DATA SECTION:

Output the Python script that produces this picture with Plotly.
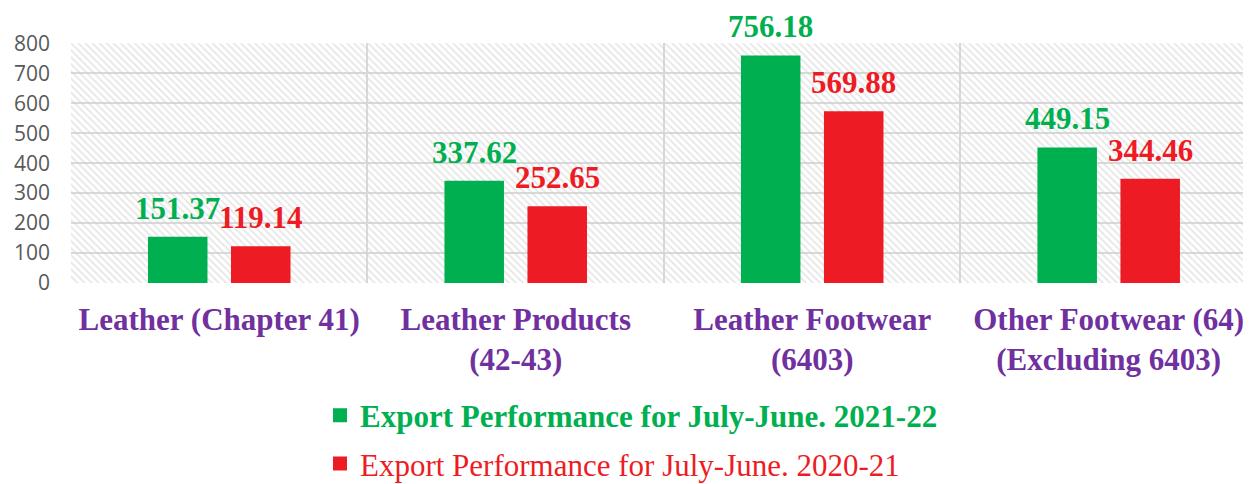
import plotly.graph_objects as go

# ---- data ----
categories = [
    "Leather (Chapter 41)",
    "Leather Products<br>(42-43)",
    "Leather Footwear<br>(6403)",
    "Other Footwear (64)<br>(Excluding 6403)",
]
export_2021_22 = [151.37, 337.62, 756.18, 449.15]
export_2020_21 = [119.14, 252.65, 569.88, 344.46]
series_names = [
    "Export Performance for July-June. 2021-22",
    "Export Performance for July-June. 2020-21",
]
y_tick_values = [0, 100, 200, 300, 400, 500, 600, 700, 800]
Y_MAX = 800

# ---- style ----
GREEN = "#00B050"
RED = "#ED1C24"
PURPLE = "#7030A0"
GRID = "#d9d9d9"
SERIF = "Liberation Serif, Times New Roman, serif"
BAR_W = 0.194
OFFSETS = [-0.237, 0.043]

xpos = list(range(len(categories)))

fig = go.Figure()

# hatched plot-area background
fig.add_trace(go.Bar(
    x=xpos, y=[Y_MAX] * len(xpos), width=1, offset=-0.5,
    marker=dict(color="rgba(0,0,0,0)", line_width=0,
                pattern=dict(shape="\\", fgcolor="#cfcfcf", bgcolor="rgba(0,0,0,0)",
                             size=5, solidity=0.35, fillmode="overlay")),
    showlegend=False, hoverinfo="skip",
))

series = [export_2021_22, export_2020_21]
colors = [GREEN, RED]
weights = ["bold", "normal"]
for k, (vals, col, name, w) in enumerate(zip(series, colors, series_names, weights)):
    label = f"<b>{name}</b>" if w == "bold" else name
    fig.add_trace(go.Bar(
        x=xpos, y=vals, width=BAR_W, offset=OFFSETS[k],
        marker=dict(color=col, line=dict(color=col, width=2)),
        name=f"<span style='color:{col}'>{label}</span>",
        legendgroup=f"g{k}",
    ))
    for i, v in enumerate(vals):
        fig.add_annotation(
            x=i + OFFSETS[k] + BAR_W / 2, y=v, text=f"{v:.2f}",
            showarrow=False, yanchor="bottom", yshift=10,
            font=dict(family=SERIF, size=31, color=col, weight="bold"),
        )

# page body has an 8px margin; the figure is sized to fit the 1251x484 window
fig.update_layout(
    width=1243, height=476,
    margin=dict(l=63, r=0, t=35, b=201, autoexpand=False),
    barmode="overlay",
    plot_bgcolor="white", paper_bgcolor="white",
    showlegend=True,
    legend=dict(
        orientation="v", x=(312 - 63) / 1180, xanchor="left",
        y=-0.44, yanchor="top",
        font=dict(family=SERIF, size=31),
        traceorder="grouped", tracegroupgap=5,
        bgcolor="rgba(0,0,0,0)",
    ),
    xaxis=dict(
        type="linear", range=[-0.5, 3.48], automargin=False,
        tickmode="array", tickvals=xpos, ticktext=categories,
        showgrid=False, zeroline=False, ticks="",
        showline=False,
        tickfont=dict(family=SERIF, size=31, color=PURPLE, weight="bold"),
        ticklabelstandoff=15,
        minor=dict(tickmode="array", tickvals=[-0.5, 0.5, 1.5, 2.5, 3.5],
                   showgrid=True, gridcolor=GRID, gridwidth=2, ticks=""),
    ),
    yaxis=dict(
        range=[0, 801], tickmode="array", tickvals=y_tick_values, automargin=False,
        showgrid=True, gridcolor=GRID, gridwidth=2,
        zeroline=False, ticks="", showline=False,
        tickfont=dict(family="Open Sans, Liberation Sans, sans-serif", size=21, color="#595959"),
        ticklabelstandoff=20,
    ),
)

fig.write_html("out.html")
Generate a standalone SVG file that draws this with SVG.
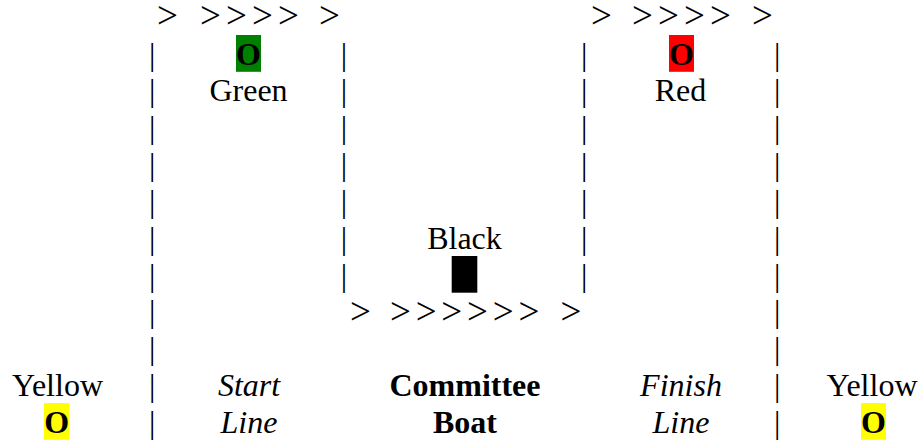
<svg xmlns="http://www.w3.org/2000/svg" width="924" height="441" viewBox="0 0 924 441">
<style>
text{font-family:"Liberation Serif","Times New Roman",serif;font-size:32px;fill:#000}
.m{text-anchor:middle}
.b{font-weight:bold}
.i{font-style:italic}
.a{font-size:37px}
</style>
<rect width="924" height="441" fill="#fff"/>
<g id="connectors">
  <text class="a" x="157 200 226 252 278 319" y="28.3">&gt;&gt;&gt;&gt;&gt;&gt;</text>
  <text class="a" x="591 632 658 684 710 752" y="28.3">&gt;&gt;&gt;&gt;&gt;&gt;</text>
  <text class="a" x="350 390 415.7 441.3 467 492.7 518.4 560.5" y="324">&gt;&gt;&gt;&gt;&gt;&gt;&gt;&gt;</text>
  <g class="m">
    <text x="152.3" y="64.5">|</text><text x="152.3" y="101.35">|</text><text x="152.3" y="138.2">|</text><text x="152.3" y="175.05">|</text><text x="152.3" y="211.9">|</text><text x="152.3" y="248.75">|</text><text x="152.3" y="285.6">|</text><text x="152.3" y="322.45">|</text><text x="152.3" y="359.3">|</text><text x="152.3" y="396.15">|</text><text x="152.3" y="433">|</text>
    <text x="344" y="64.5">|</text><text x="344" y="101.35">|</text><text x="344" y="138.2">|</text><text x="344" y="175.05">|</text><text x="344" y="211.9">|</text><text x="344" y="248.75">|</text><text x="344" y="285.6">|</text>
    <text x="584.3" y="64.5">|</text><text x="584.3" y="101.35">|</text><text x="584.3" y="138.2">|</text><text x="584.3" y="175.05">|</text><text x="584.3" y="211.9">|</text><text x="584.3" y="248.75">|</text><text x="584.3" y="285.6">|</text>
    <text x="777.3" y="64.5">|</text><text x="777.3" y="101.35">|</text><text x="777.3" y="138.2">|</text><text x="777.3" y="175.05">|</text><text x="777.3" y="211.9">|</text><text x="777.3" y="248.75">|</text><text x="777.3" y="285.6">|</text><text x="777.3" y="322.45">|</text><text x="777.3" y="359.3">|</text><text x="777.3" y="396.15">|</text><text x="777.3" y="433">|</text>
  </g>
</g>
<g id="green-mark">
  <rect x="236" y="35" width="25" height="36.8" fill="#008000"/>
  <text class="m b" x="248.5" y="64.5">O</text>
  <text class="m" x="248.5" y="101.35">Green</text>
</g>
<g id="red-mark">
  <rect x="669" y="35" width="25" height="36.8" fill="#ff0000"/>
  <text class="m b" x="681.5" y="64.5">O</text>
  <text class="m" x="680.5" y="101.35">Red</text>
</g>
<g id="black-boat">
  <text class="m" x="464.5" y="248.75">Black</text>
  <rect x="451.7" y="256" width="25.6" height="36.7" fill="#000"/>
</g>
<g id="yellow-left">
  <text class="m" x="57.5" y="396.15">Yellow</text>
  <rect x="44" y="403" width="25.3" height="36.8" fill="#ffff00"/>
  <text class="m b" x="56.7" y="433">O</text>
</g>
<g id="start-line">
  <text class="m i" x="249" y="396.15">Start</text>
  <text class="m i" x="249" y="433">Line</text>
</g>
<g id="committee-boat">
  <text class="m b" x="465" y="396.15">Committee</text>
  <text class="m b" x="465" y="433">Boat</text>
</g>
<g id="finish-line">
  <text class="m i" x="681" y="396.15">Finish</text>
  <text class="m i" x="681" y="433">Line</text>
</g>
<g id="yellow-right">
  <text class="m" x="872" y="396.15">Yellow</text>
  <rect x="861" y="403" width="25" height="36.8" fill="#ffff00"/>
  <text class="m b" x="873.5" y="433">O</text>
</g>
</svg>
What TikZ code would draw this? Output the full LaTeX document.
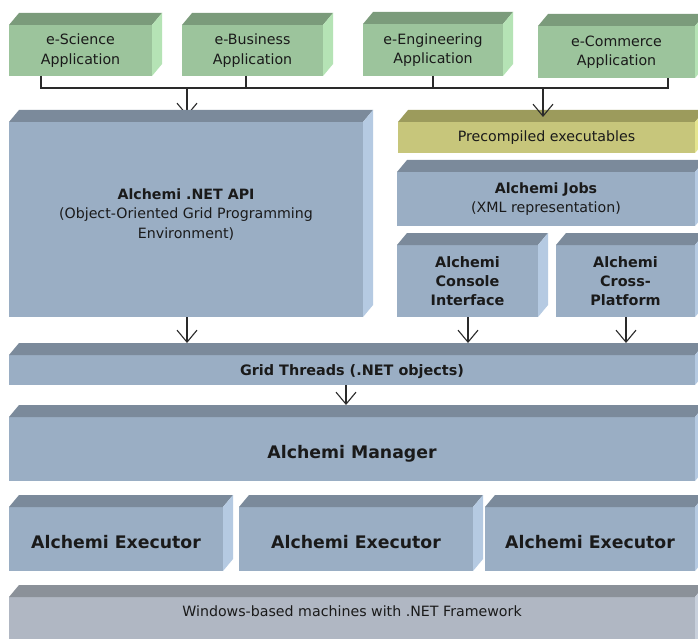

WHAT TO PRODUCE: Output, exactly, all the records above; include no pictures.

TASK OUTPUT:
Output the Python script that produces this picture with Plotly.
import plotly.graph_objects as go

# ---- data ----
categories = [
    "Leather (Chapter 41)",
    "Leather Products<br>(42-43)",
    "Leather Footwear<br>(6403)",
    "Other Footwear (64)<br>(Excluding 6403)",
]
export_2021_22 = [151.37, 337.62, 756.18, 449.15]
export_2020_21 = [119.14, 252.65, 569.88, 344.46]
series_names = [
    "Export Performance for July-June. 2021-22",
    "Export Performance for July-June. 2020-21",
]
y_tick_values = [0, 100, 200, 300, 400, 500, 600, 700, 800]
Y_MAX = 800

# ---- style ----
GREEN = "#00B050"
RED = "#ED1C24"
PURPLE = "#7030A0"
GRID = "#d9d9d9"
SERIF = "Liberation Serif, Times New Roman, serif"
BAR_W = 0.194
OFFSETS = [-0.237, 0.043]

xpos = list(range(len(categories)))

fig = go.Figure()

# hatched plot-area background
fig.add_trace(go.Bar(
    x=xpos, y=[Y_MAX] * len(xpos), width=1, offset=-0.5,
    marker=dict(color="rgba(0,0,0,0)", line_width=0,
                pattern=dict(shape="\\", fgcolor="#cfcfcf", bgcolor="rgba(0,0,0,0)",
                             size=5, solidity=0.35, fillmode="overlay")),
    showlegend=False, hoverinfo="skip",
))

series = [export_2021_22, export_2020_21]
colors = [GREEN, RED]
weights = ["bold", "normal"]
for k, (vals, col, name, w) in enumerate(zip(series, colors, series_names, weights)):
    label = f"<b>{name}</b>" if w == "bold" else name
    fig.add_trace(go.Bar(
        x=xpos, y=vals, width=BAR_W, offset=OFFSETS[k],
        marker=dict(color=col, line=dict(color=col, width=2)),
        name=f"<span style='color:{col}'>{label}</span>",
        legendgroup=f"g{k}",
    ))
    for i, v in enumerate(vals):
        fig.add_annotation(
            x=i + OFFSETS[k] + BAR_W / 2, y=v, text=f"{v:.2f}",
            showarrow=False, yanchor="bottom", yshift=10,
            font=dict(family=SERIF, size=31, color=col, weight="bold"),
        )

# page body has an 8px margin; the figure is sized to fit the 1251x484 window
fig.update_layout(
    width=1243, height=476,
    margin=dict(l=63, r=0, t=35, b=201, autoexpand=False),
    barmode="overlay",
    plot_bgcolor="white", paper_bgcolor="white",
    showlegend=True,
    legend=dict(
        orientation="v", x=(312 - 63) / 1180, xanchor="left",
        y=-0.44, yanchor="top",
        font=dict(family=SERIF, size=31),
        traceorder="grouped", tracegroupgap=5,
        bgcolor="rgba(0,0,0,0)",
    ),
    xaxis=dict(
        type="linear", range=[-0.5, 3.48], automargin=False,
        tickmode="array", tickvals=xpos, ticktext=categories,
        showgrid=False, zeroline=False, ticks="",
        showline=False,
        tickfont=dict(family=SERIF, size=31, color=PURPLE, weight="bold"),
        ticklabelstandoff=15,
        minor=dict(tickmode="array", tickvals=[-0.5, 0.5, 1.5, 2.5, 3.5],
                   showgrid=True, gridcolor=GRID, gridwidth=2, ticks=""),
    ),
    yaxis=dict(
        range=[0, 801], tickmode="array", tickvals=y_tick_values, automargin=False,
        showgrid=True, gridcolor=GRID, gridwidth=2,
        zeroline=False, ticks="", showline=False,
        tickfont=dict(family="Open Sans, Liberation Sans, sans-serif", size=21, color="#595959"),
        ticklabelstandoff=20,
    ),
)

fig.write_html("out.html")
Generate a standalone SVG file that draws this with SVG.
<svg xmlns="http://www.w3.org/2000/svg" width="924" height="441" viewBox="0 0 924 441">
<style>
text{font-family:"Liberation Serif","Times New Roman",serif;font-size:32px;fill:#000}
.m{text-anchor:middle}
.b{font-weight:bold}
.i{font-style:italic}
.a{font-size:37px}
</style>
<rect width="924" height="441" fill="#fff"/>
<g id="connectors">
  <text class="a" x="157 200 226 252 278 319" y="28.3">&gt;&gt;&gt;&gt;&gt;&gt;</text>
  <text class="a" x="591 632 658 684 710 752" y="28.3">&gt;&gt;&gt;&gt;&gt;&gt;</text>
  <text class="a" x="350 390 415.7 441.3 467 492.7 518.4 560.5" y="324">&gt;&gt;&gt;&gt;&gt;&gt;&gt;&gt;</text>
  <g class="m">
    <text x="152.3" y="64.5">|</text><text x="152.3" y="101.35">|</text><text x="152.3" y="138.2">|</text><text x="152.3" y="175.05">|</text><text x="152.3" y="211.9">|</text><text x="152.3" y="248.75">|</text><text x="152.3" y="285.6">|</text><text x="152.3" y="322.45">|</text><text x="152.3" y="359.3">|</text><text x="152.3" y="396.15">|</text><text x="152.3" y="433">|</text>
    <text x="344" y="64.5">|</text><text x="344" y="101.35">|</text><text x="344" y="138.2">|</text><text x="344" y="175.05">|</text><text x="344" y="211.9">|</text><text x="344" y="248.75">|</text><text x="344" y="285.6">|</text>
    <text x="584.3" y="64.5">|</text><text x="584.3" y="101.35">|</text><text x="584.3" y="138.2">|</text><text x="584.3" y="175.05">|</text><text x="584.3" y="211.9">|</text><text x="584.3" y="248.75">|</text><text x="584.3" y="285.6">|</text>
    <text x="777.3" y="64.5">|</text><text x="777.3" y="101.35">|</text><text x="777.3" y="138.2">|</text><text x="777.3" y="175.05">|</text><text x="777.3" y="211.9">|</text><text x="777.3" y="248.75">|</text><text x="777.3" y="285.6">|</text><text x="777.3" y="322.45">|</text><text x="777.3" y="359.3">|</text><text x="777.3" y="396.15">|</text><text x="777.3" y="433">|</text>
  </g>
</g>
<g id="green-mark">
  <rect x="236" y="35" width="25" height="36.8" fill="#008000"/>
  <text class="m b" x="248.5" y="64.5">O</text>
  <text class="m" x="248.5" y="101.35">Green</text>
</g>
<g id="red-mark">
  <rect x="669" y="35" width="25" height="36.8" fill="#ff0000"/>
  <text class="m b" x="681.5" y="64.5">O</text>
  <text class="m" x="680.5" y="101.35">Red</text>
</g>
<g id="black-boat">
  <text class="m" x="464.5" y="248.75">Black</text>
  <rect x="451.7" y="256" width="25.6" height="36.7" fill="#000"/>
</g>
<g id="yellow-left">
  <text class="m" x="57.5" y="396.15">Yellow</text>
  <rect x="44" y="403" width="25.3" height="36.8" fill="#ffff00"/>
  <text class="m b" x="56.7" y="433">O</text>
</g>
<g id="start-line">
  <text class="m i" x="249" y="396.15">Start</text>
  <text class="m i" x="249" y="433">Line</text>
</g>
<g id="committee-boat">
  <text class="m b" x="465" y="396.15">Committee</text>
  <text class="m b" x="465" y="433">Boat</text>
</g>
<g id="finish-line">
  <text class="m i" x="681" y="396.15">Finish</text>
  <text class="m i" x="681" y="433">Line</text>
</g>
<g id="yellow-right">
  <text class="m" x="872" y="396.15">Yellow</text>
  <rect x="861" y="403" width="25" height="36.8" fill="#ffff00"/>
  <text class="m b" x="873.5" y="433">O</text>
</g>
</svg>
What TikZ code would draw this? Output the full LaTeX document.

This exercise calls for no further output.